> [Task prompt]:
Without the pictures, write out all the lines below exactly as they appear.

> [Given information]:

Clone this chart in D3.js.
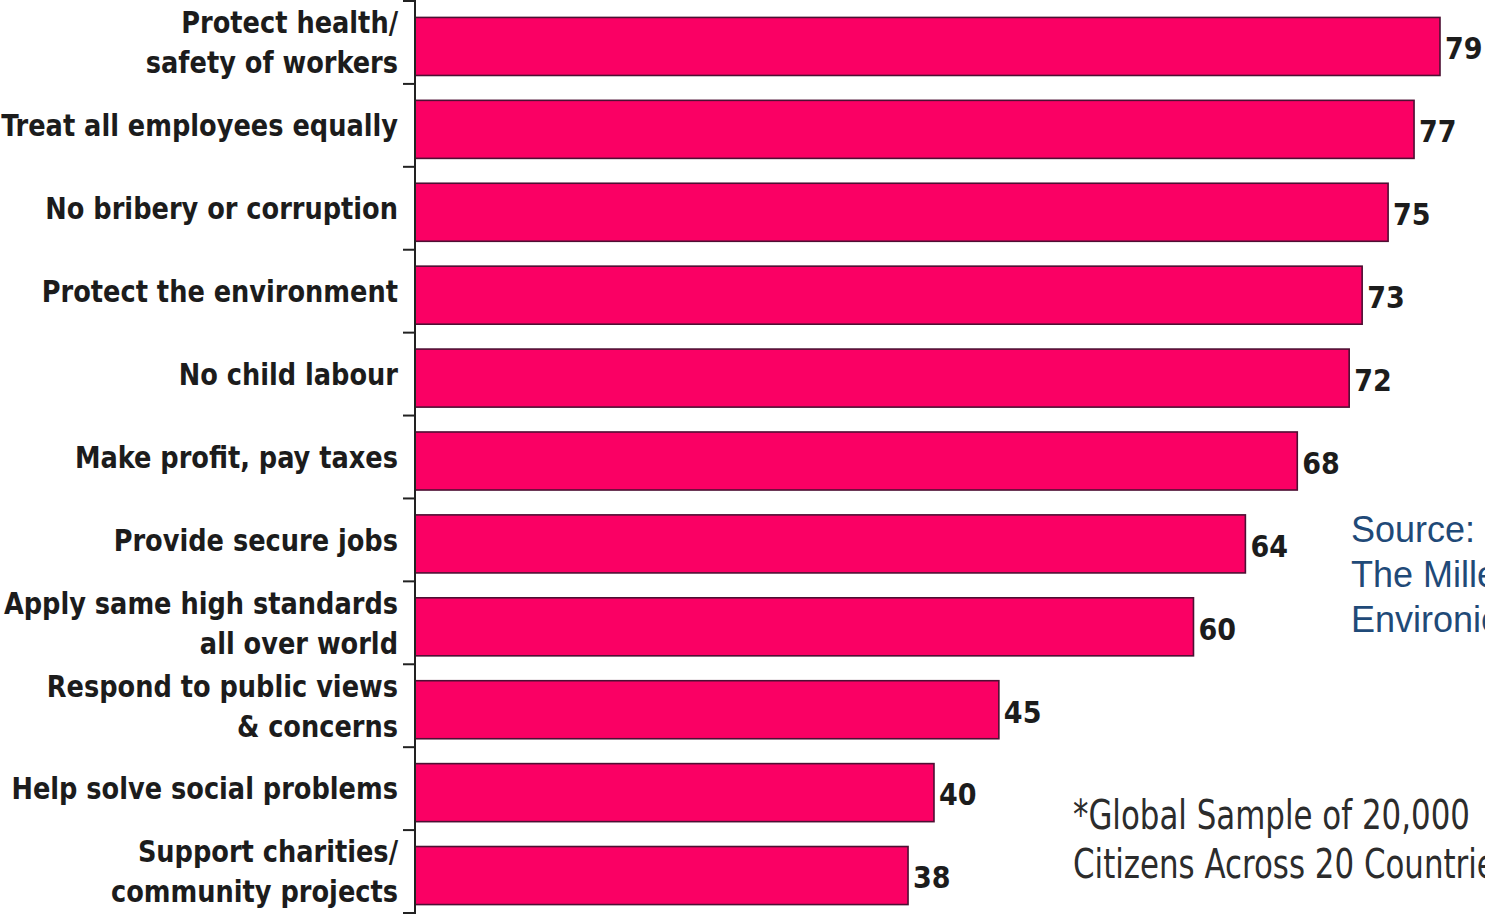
<!DOCTYPE html>
<html>
<head>
<meta charset="utf-8">
<script src="https://cdn.jsdelivr.net/npm/d3@7"></script>
<style>
  html, body { margin: 0; padding: 0; background: #fff; overflow: hidden; }
  svg { display: block; }
  .cat { font-family: "DejaVu Sans Condensed", "Liberation Sans", sans-serif; font-weight: bold; font-size: 30px; fill: #1c1c1c; }
  .val { font-family: "DejaVu Sans Condensed", "Liberation Sans", sans-serif; font-weight: bold; font-size: 30px; fill: #1c1c1c; }
  .src { font-family: "Liberation Sans", Arial, sans-serif; font-size: 36px; fill: #1f4a78; }
  .note { font-family: "DejaVu Sans Condensed", "Liberation Sans", sans-serif; font-size: 40px; fill: #2c2c2c; }
</style>
</head>
<body>
<svg id="chart" width="1485" height="914"></svg>
<script>
// 항목 (줄바꿈은 배열로)
var categories = [
  ["Protect health/", "safety of workers"],
  ["Treat all employees equally"],
  ["No bribery or corruption"],
  ["Protect the environment"],
  ["No child labour"],
  ["Make profit, pay taxes"],
  ["Provide secure jobs"],
  ["Apply same high standards", "all over world"],
  ["Respond to public views", "& concerns"],
  ["Help solve social problems"],
  ["Support charities/", "community projects"]
];
var values = [79, 77, 75, 73, 72, 68, 64, 60, 45, 40, 38];

var sourceLines = ["Source:", "The Millennium Poll on Corporate Social Responsibility", "Environics International"];
var noteLines = ["*Global Sample of 20,000", "Citizens Across 20 Countries"];

var svg = d3.select("#chart");
var axisX = 415;

// 척도
var keys = d3.range(values.length);
var y = d3.scaleBand().domain(keys).range([5, 917]).paddingInner(0.3).paddingOuter(0.15);
var x = d3.scaleLinear().domain([0, d3.max(values)]).range([axisX, 1440]);

// 막대
svg.selectAll("rect.bar")
  .data(values)
  .enter()
  .append("rect")
  .attr("class", "bar")
  .attr("x", x(0))
  .attr("y", function(d, i){ return y(i); })
  .attr("width", function(d){ return x(d) - x(0); })
  .attr("height", y.bandwidth())
  .attr("fill", "#fa0064")
  .attr("stroke", "#4d0f33")
  .attr("stroke-width", 1.6);

// 축선과 구분 눈금
svg.append("line")
  .attr("x1", axisX).attr("x2", axisX)
  .attr("y1", 0).attr("y2", 914)
  .attr("stroke", "#222").attr("stroke-width", 2);

var step = y.step();
var tickYs = keys.map(function(i){ return y(i) - step * 0.15 - 4; });
tickYs.push(tickYs[tickYs.length - 1] + step);
svg.selectAll("line.sep")
  .data(tickYs)
  .enter()
  .append("line")
  .attr("class", "sep")
  .attr("x1", axisX - 12).attr("x2", axisX)
  .attr("y1", function(d){ return d; }).attr("y2", function(d){ return d; })
  .attr("stroke", "#222").attr("stroke-width", 2);

// 항목 라벨 (좁은 글꼴 흉내: 가로 축소)
var labelRight = axisX - 17;
var catText = svg.selectAll("text.cat")
  .data(categories)
  .enter()
  .append("text")
  .attr("class", "cat")
  .attr("text-anchor", "end");
catText.selectAll("tspan")
  .data(function(d){ return d.map(function(t, j){ return {t: t, j: j, n: d.length}; }); })
  .enter()
  .append("tspan")
  .attr("x", 0)
  .attr("y", function(d){ return (d.j - (d.n - 1) / 2) * 40; })
  .attr("dy", "0.36em")
  .text(function(d){ return d.t; });

var maxW = d3.max(catText.selectAll("tspan").nodes(), function(n){ return n.getComputedTextLength(); });
var sx = 397 / maxW;
catText.attr("transform", function(d, i){
  return "translate(" + labelRight + "," + (y(i) + y.bandwidth() / 2 - 4) + ") scale(" + sx + ",1)";
});

// 값 라벨
svg.selectAll("text.val")
  .data(values)
  .enter()
  .append("text")
  .attr("class", "val")
  .attr("x", function(d){ return x(d) + 5; })
  .attr("y", function(d, i){ return y(i) + y.bandwidth() / 2 + 2; })
  .attr("dy", "0.36em")
  .text(function(d){ return d; });

// 출처
svg.selectAll("text.src")
  .data(sourceLines)
  .enter()
  .append("text")
  .attr("class", "src")
  .attr("x", 1351)
  .attr("y", function(d, i){ return 542 + i * 45; })
  .text(function(d){ return d; });

// 주석
var note = svg.append("text").attr("class", "note");
note.selectAll("tspan")
  .data(noteLines)
  .enter()
  .append("tspan")
  .attr("x", 0)
  .attr("y", function(d, i){ return i * 49; })
  .text(function(d){ return d; });
var noteW = note.select("tspan").node().getComputedTextLength();
note.attr("transform", "translate(1073,829) scale(" + (397 / noteW) + ",1)");
</script>
</body>
</html>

> [Right answer]:
Clone this chart in D3.js.
<!DOCTYPE html>
<html>
<head>
<meta charset="utf-8">
<script src="https://cdn.jsdelivr.net/npm/d3@7"></script>
<style>
  html, body { margin: 0; padding: 0; background: #fff; overflow: hidden; }
  svg { display: block; }
  .cat { font-family: "DejaVu Sans Condensed", "Liberation Sans", sans-serif; font-weight: bold; font-size: 30px; fill: #1c1c1c; }
  .val { font-family: "DejaVu Sans Condensed", "Liberation Sans", sans-serif; font-weight: bold; font-size: 30px; fill: #1c1c1c; }
  .src { font-family: "Liberation Sans", Arial, sans-serif; font-size: 36px; fill: #1f4a78; }
  .note { font-family: "DejaVu Sans Condensed", "Liberation Sans", sans-serif; font-size: 40px; fill: #2c2c2c; }
</style>
</head>
<body>
<svg id="chart" width="1485" height="914"></svg>
<script>
// 항목 (줄바꿈은 배열로)
var categories = [
  ["Protect health/", "safety of workers"],
  ["Treat all employees equally"],
  ["No bribery or corruption"],
  ["Protect the environment"],
  ["No child labour"],
  ["Make profit, pay taxes"],
  ["Provide secure jobs"],
  ["Apply same high standards", "all over world"],
  ["Respond to public views", "& concerns"],
  ["Help solve social problems"],
  ["Support charities/", "community projects"]
];
var values = [79, 77, 75, 73, 72, 68, 64, 60, 45, 40, 38];

var sourceLines = ["Source:", "The Millennium Poll on Corporate Social Responsibility", "Environics International"];
var noteLines = ["*Global Sample of 20,000", "Citizens Across 20 Countries"];

var svg = d3.select("#chart");
var axisX = 415;

// 척도
var keys = d3.range(values.length);
var y = d3.scaleBand().domain(keys).range([5, 917]).paddingInner(0.3).paddingOuter(0.15);
var x = d3.scaleLinear().domain([0, d3.max(values)]).range([axisX, 1440]);

// 막대
svg.selectAll("rect.bar")
  .data(values)
  .enter()
  .append("rect")
  .attr("class", "bar")
  .attr("x", x(0))
  .attr("y", function(d, i){ return y(i); })
  .attr("width", function(d){ return x(d) - x(0); })
  .attr("height", y.bandwidth())
  .attr("fill", "#fa0064")
  .attr("stroke", "#4d0f33")
  .attr("stroke-width", 1.6);

// 축선과 구분 눈금
svg.append("line")
  .attr("x1", axisX).attr("x2", axisX)
  .attr("y1", 0).attr("y2", 914)
  .attr("stroke", "#222").attr("stroke-width", 2);

var step = y.step();
var tickYs = keys.map(function(i){ return y(i) - step * 0.15 - 4; });
tickYs.push(tickYs[tickYs.length - 1] + step);
svg.selectAll("line.sep")
  .data(tickYs)
  .enter()
  .append("line")
  .attr("class", "sep")
  .attr("x1", axisX - 12).attr("x2", axisX)
  .attr("y1", function(d){ return d; }).attr("y2", function(d){ return d; })
  .attr("stroke", "#222").attr("stroke-width", 2);

// 항목 라벨 (좁은 글꼴 흉내: 가로 축소)
var labelRight = axisX - 17;
var catText = svg.selectAll("text.cat")
  .data(categories)
  .enter()
  .append("text")
  .attr("class", "cat")
  .attr("text-anchor", "end");
catText.selectAll("tspan")
  .data(function(d){ return d.map(function(t, j){ return {t: t, j: j, n: d.length}; }); })
  .enter()
  .append("tspan")
  .attr("x", 0)
  .attr("y", function(d){ return (d.j - (d.n - 1) / 2) * 40; })
  .attr("dy", "0.36em")
  .text(function(d){ return d.t; });

var maxW = d3.max(catText.selectAll("tspan").nodes(), function(n){ return n.getComputedTextLength(); });
var sx = 397 / maxW;
catText.attr("transform", function(d, i){
  return "translate(" + labelRight + "," + (y(i) + y.bandwidth() / 2 - 4) + ") scale(" + sx + ",1)";
});

// 값 라벨
svg.selectAll("text.val")
  .data(values)
  .enter()
  .append("text")
  .attr("class", "val")
  .attr("x", function(d){ return x(d) + 5; })
  .attr("y", function(d, i){ return y(i) + y.bandwidth() / 2 + 2; })
  .attr("dy", "0.36em")
  .text(function(d){ return d; });

// 출처
svg.selectAll("text.src")
  .data(sourceLines)
  .enter()
  .append("text")
  .attr("class", "src")
  .attr("x", 1351)
  .attr("y", function(d, i){ return 542 + i * 45; })
  .text(function(d){ return d; });

// 주석
var note = svg.append("text").attr("class", "note");
note.selectAll("tspan")
  .data(noteLines)
  .enter()
  .append("tspan")
  .attr("x", 0)
  .attr("y", function(d, i){ return i * 49; })
  .text(function(d){ return d; });
var noteW = note.select("tspan").node().getComputedTextLength();
note.attr("transform", "translate(1073,829) scale(" + (397 / noteW) + ",1)");
</script>
</body>
</html>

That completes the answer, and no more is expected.